Oh, and you also ought to get tested for STDs. Just one more test in your new life-- start completely afresh.
reading your letter it sounds as if you expect some good ol' female bonding and commiserating over what a creep he is...well here's some news...you're also a creep and she's going to be angry (she probably already knows he's a cheater) and might have been fantasizing for a long time about punching one of her husband's sluts in the face! Do you really want to afford her that opportunity.
Send her an anonymous email with some appropriate links and limited details explaining that she might want to think twice before moving on with this guy.
And then go away and never, ever, ever, ever have contact with either of them again. And stop sleeping with married men once you find out they're married!
...the sentiment that the LW has betrayed the wife? The LW is not married to the wife, she did not make any vows to her, she is not best friends or even acquainted with her, she started dating a man thinking he was single.
Is it poor judgment not to dump a guy you've been dating for a year once you find out that he lied to you about being married?
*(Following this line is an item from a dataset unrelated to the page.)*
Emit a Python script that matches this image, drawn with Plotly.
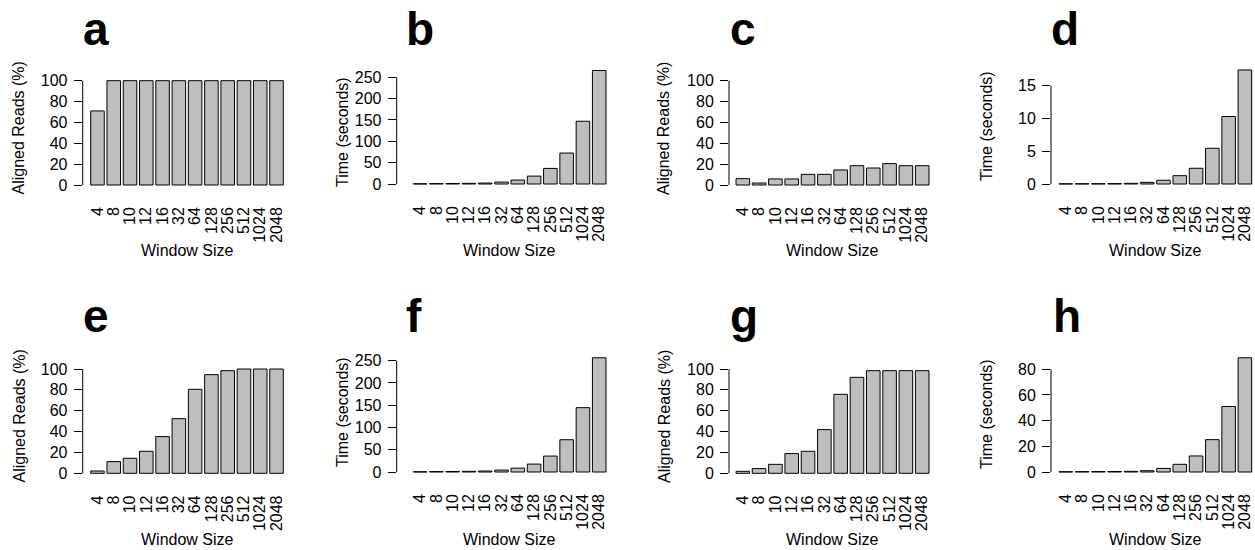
import plotly.graph_objects as go

# ---------------- data ----------------
window_sizes = ["4", "8", "10", "12", "16", "32", "64", "128", "256", "512", "1024", "2048"]

aligned_a = [71, 100, 100, 100, 100, 100, 100, 100, 100, 100, 100, 100]
time_b = [0.5, 1.0, 1.2, 1.5, 2.2, 4.5, 9.2, 18.5, 36.5, 72.5, 147, 266]
aligned_c = [6.1, 1.9, 5.8, 5.8, 10.2, 10.2, 14.4, 18.5, 16.3, 20.5, 18.5, 18.5]
time_d = [0.03, 0.04, 0.05, 0.06, 0.1, 0.25, 0.57, 1.27, 2.4, 5.45, 10.3, 17.4]
aligned_e = [2.2, 11.2, 14.4, 21.1, 35.2, 52.4, 80.5, 94.6, 98.4, 100, 100, 100]
time_f = [0.5, 1.0, 1.2, 1.5, 2.2, 4.3, 8.7, 17.8, 35.8, 72.5, 144.5, 256.5]
aligned_g = [1.9, 4.5, 8.6, 18.9, 21.1, 41.9, 75.7, 92, 98.4, 98.4, 98.4, 98.4]
time_h = [0.2, 0.3, 0.35, 0.4, 0.5, 1.0, 2.8, 6.0, 12.5, 25.2, 51, 89]

panel_letters = ["a", "b", "c", "d", "e", "f", "g", "h"]
panel_values = [aligned_a, time_b, aligned_c, time_d, aligned_e, time_f, aligned_g, time_h]
ytitle_aligned = "Aligned Reads (%)"
ytitle_time = "Time (seconds)"
xtitle = "Window Size"
yticks_pct = [0, 20, 40, 60, 80, 100]
yticks_time250 = [0, 50, 100, 150, 200, 250]
yticks_time15 = [0, 5, 10, 15]
yticks_time80 = [0, 20, 40, 60, 80]

panel_ytitles = [ytitle_aligned, ytitle_time, ytitle_aligned, ytitle_time,
                 ytitle_aligned, ytitle_time, ytitle_aligned, ytitle_time]
panel_yticks = [yticks_pct, yticks_time250, yticks_pct, yticks_time15,
                yticks_pct, yticks_time250, yticks_pct, yticks_time80]

# ---------------- layout (pixel geometry) ----------------
W, H = 1255, 550
# axis_px, bars_left, bars_right, zero_px, tick_px(for last tick), top_px, title_x, title_y, letter_x, letter_cy, xtitle_y
geom = [
    (82.7, 90.7, 283.3, 185.0, 80.7, 62, 18.5, 128, 80.5, 29, 251),
    (396.7, 413.3, 606.0, 184.0, 77.3, 62, 342, 132, 404, 29, 251),
    (729.0, 736.0, 929.0, 185.0, 80.7, 62, 664, 128, 727.5, 29, 251),
    (1051.0, 1059.0, 1251.7, 184.0, 85.7, 62, 986, 126, 1049, 29, 251),
    (82.7, 90.7, 283.3, 473.3, 369.0, 348, 18.5, 416, 80.5, 316, 539),
    (396.7, 413.3, 606.0, 472.0, 360.7, 348, 342, 412, 404, 316, 539),
    (729.0, 736.0, 929.0, 473.3, 369.0, 348, 664, 416, 727.5, 316, 539),
    (1051.0, 1059.0, 1251.7, 472.0, 369.3, 348, 986, 414, 1050.5, 316, 539),
]

FONT = "Liberation Sans, Arial, Helvetica, sans-serif"
BAR_FILL = "#BEBEBE"


def px_x(p):
    return p / W


def px_y(p):
    return 1 - p / H


fig = go.Figure()
annotations = []
shapes = []
layout_axes = {}

bar_frac = 1 / 1.2
half = bar_frac / 2

for i, (letter, vals, ytitle, yticks, g) in enumerate(
        zip(panel_letters, panel_values, panel_ytitles, panel_yticks, geom)):
    n = i + 1
    (axis_px, bl, br, zero_px, tick_px, top_px, tx, ty, lx, lcy, xty) = g
    xa = "x" if n == 1 else f"x{n}"
    ya = "y" if n == 1 else f"y{n}"
    xkey = "xaxis" if n == 1 else f"xaxis{n}"
    ykey = "yaxis" if n == 1 else f"yaxis{n}"

    fig.add_trace(go.Bar(
        x=window_sizes, y=vals, xaxis=xa, yaxis=ya,
        marker=dict(color=BAR_FILL, line=dict(color="black", width=1)),
        showlegend=False, hoverinfo="x+y",
    ))

    ppu_y = (zero_px - tick_px) / yticks[-1]
    ppx = (br - bl) / (len(window_sizes) - 1 + bar_frac)
    right_px = min(br + 3, W)
    x_lo = -half - (bl - axis_px) / ppx
    x_hi = (len(window_sizes) - 1) + half + (right_px - br) / ppx

    layout_axes[xkey] = dict(
        domain=[px_x(axis_px), px_x(right_px)], anchor=ya, type="category",
        range=[x_lo, x_hi], showgrid=False, zeroline=False, showline=False,
        automargin=False,
        tickmode="array", tickvals=window_sizes, ticktext=window_sizes,
        ticks="", tickangle=-90, ticklabelstandoff=14,
        tickfont=dict(family=FONT, size=16, color="black"), fixedrange=True,
    )
    layout_axes[ykey] = dict(
        domain=[px_y(zero_px + 4), px_y(top_px)], anchor=xa,
        range=[-4 / ppu_y, (zero_px - top_px) / ppu_y],
        showgrid=False, zeroline=False, showline=False, automargin=False,
        ticks="outside", ticklen=8, tickwidth=1, tickcolor="black",
        tickmode="array", tickvals=yticks, ticktext=[str(t) for t in yticks],
        ticklabelstandoff=3,
        tickfont=dict(family=FONT, size=16, color="black"), fixedrange=True,
    )

    # y axis line from first to last tick (R style)
    shapes.append(dict(type="line", xref=f"{xa} domain", yref=ya,
                       x0=0, x1=0, y0=yticks[0], y1=yticks[-1],
                       line=dict(color="black", width=1)))

    annotations.append(dict(text=ytitle, xref="paper", yref="paper",
                            x=px_x(tx), y=px_y(ty), xanchor="center", yanchor="middle",
                            textangle=-90, showarrow=False,
                            font=dict(family=FONT, size=16, color="black")))
    annotations.append(dict(text=xtitle, xref="paper", yref="paper",
                            x=px_x((bl + br) / 2), y=px_y(xty), xanchor="center",
                            yanchor="middle", showarrow=False,
                            font=dict(family=FONT, size=16, color="black")))
    annotations.append(dict(text=f"<b>{letter}</b>", xref="paper", yref="paper",
                            x=px_x(lx), y=px_y(lcy), xanchor="left", yanchor="middle",
                            showarrow=False,
                            font=dict(family=FONT, size=46, color="black")))

fig.update_layout(
    template="none",
    width=W, height=H, autosize=False,
    margin=dict(l=0, r=0, t=0, b=0, pad=0),
    paper_bgcolor="white", plot_bgcolor="white",
    bargap=1 - bar_frac,
    annotations=annotations, shapes=shapes,
    **layout_axes,
)

fig.write_html(
    "out.html",
    config={"displayModeBar": False},
    post_script="document.body.style.margin='0';document.body.style.overflow='hidden';",
)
Absolutely.
But she did not betray the wife, the wife's husband did that all on his own by actively seeking out women he's not married to, regardless of whom he did or did not sleep with.
Of course, the LW needs to break up with the guy, get herself tested, and then send the wife a letter or email letting her know what's up. I would even suggest that she open a separate gmail or yahoo email account and forward all the emails she's received from the husband to it, copy and paste in all the online ads, urls, google search query results, and send the login information for the email account to the wife. The husband will have a hard refuting online, time-stamped emails with full mail headers as opposed to print-outs.
If the wife logs into the email account, she'll see the LW's email address and can contact her directly if she wants, depending on her comfort level. Meanwhile, the LW should move on.
I doubt there is anyone here who can say they never exercised poor judgment regarding a relationship. News flash, people make mistakes and poor decisions when they think they're in love which I think only proves that they're human, not evil scumbags.